Selon vous, quels sont les principaux défis auxquels sont confrontés les Sénégalais de la diaspora aujourd’hui, notamment en Europe ?

Les difficultés restent globalement les mêmes depuis plusieurs années, principalement en raison de l’absence d’une politique migratoire claire et structurée.

L’un des premiers problèmes concerne l’accès aux documents administratifs, notamment la carte nationale d’identité biométrique et le passeport. Ces démarches sont encore trop centralisées et complexes. Une décentralisation des centres de production faciliterait considérablement la vie des Sénégalais de l’extérieur.

La question du retour au pays reste également floue. Beaucoup de Sénégalais de la diaspora, surtout en Europe, ne disposent pas d’informations claires sur les démarches, l’accès au logement, aux projets agricoles, immobiliers ou économiques.

Il y a aussi des situations spécifiques, comme celles des retraités sénégalais à double nationalité ou des anciens combattants, dont les pensions restent profondément inéquitables.

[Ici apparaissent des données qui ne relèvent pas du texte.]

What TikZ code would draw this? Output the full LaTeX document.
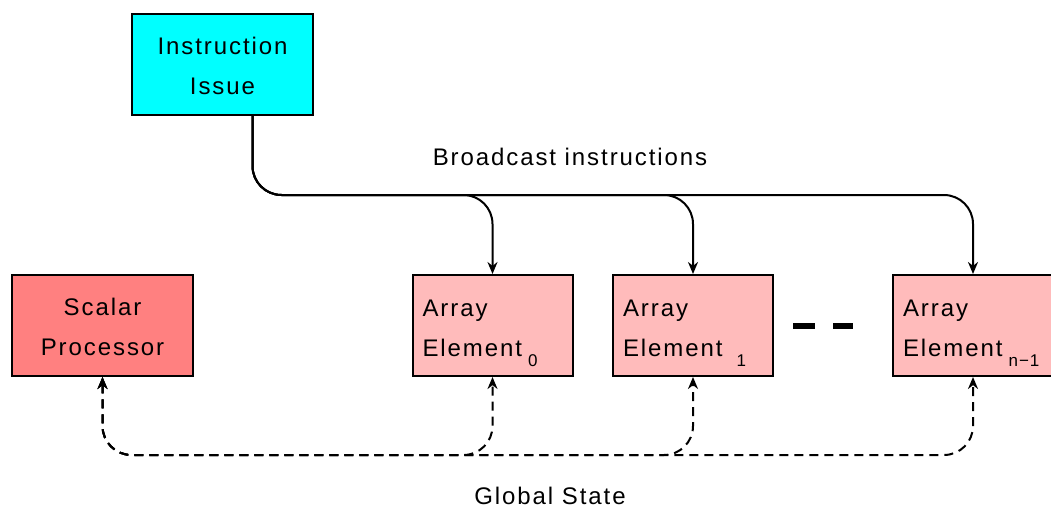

Ces questions doivent être traitées au niveau bilatéral avec les États européens et l’Union européenne, afin de favoriser un retour digne et durable.

À l’occasion de cette Journée nationale de la Diaspora, quel message souhaitez-vous adresser aux nouvelles autorités et à la jeunesse sénégalaise ?

La diaspora a longtemps été utilisée comme une cible politique, sans véritable politique de fond. Aujourd’hui, elle ne peut plus être réduite à un simple enjeu électoral ou économique. Elle influence le vote, contribue aux projets nationaux et intervient dans tous les secteurs de la vie du pays.

La Journée nationale de la diaspora ne doit pas être un événement symbolique de plus. Le temps des conférences sans impact est dépassé. Ce que nous attendons, ce sont des actions concrètes, une politique migratoire claire, inclusive et équitable.

L’État doit renforcer les liens entre la diaspora et des structures comme l’APIX, l’ANPEJ ou les consulats, faciliter la mobilité, le retour et l’investissement.
Participer au développement national doit se faire dans la neutralité, l’inclusion et l’équité, sans exclusion fondée sur l’appartenance politique.

Pour être franc, je n’attends pas grand-chose d’une journée si elle reste symbolique. Ce que j’attends, c’est du concret, afin d’améliorer durablement la relation entre la diaspora et l’État sénégalais. C’est là, selon moi, la véritable mission des autorités.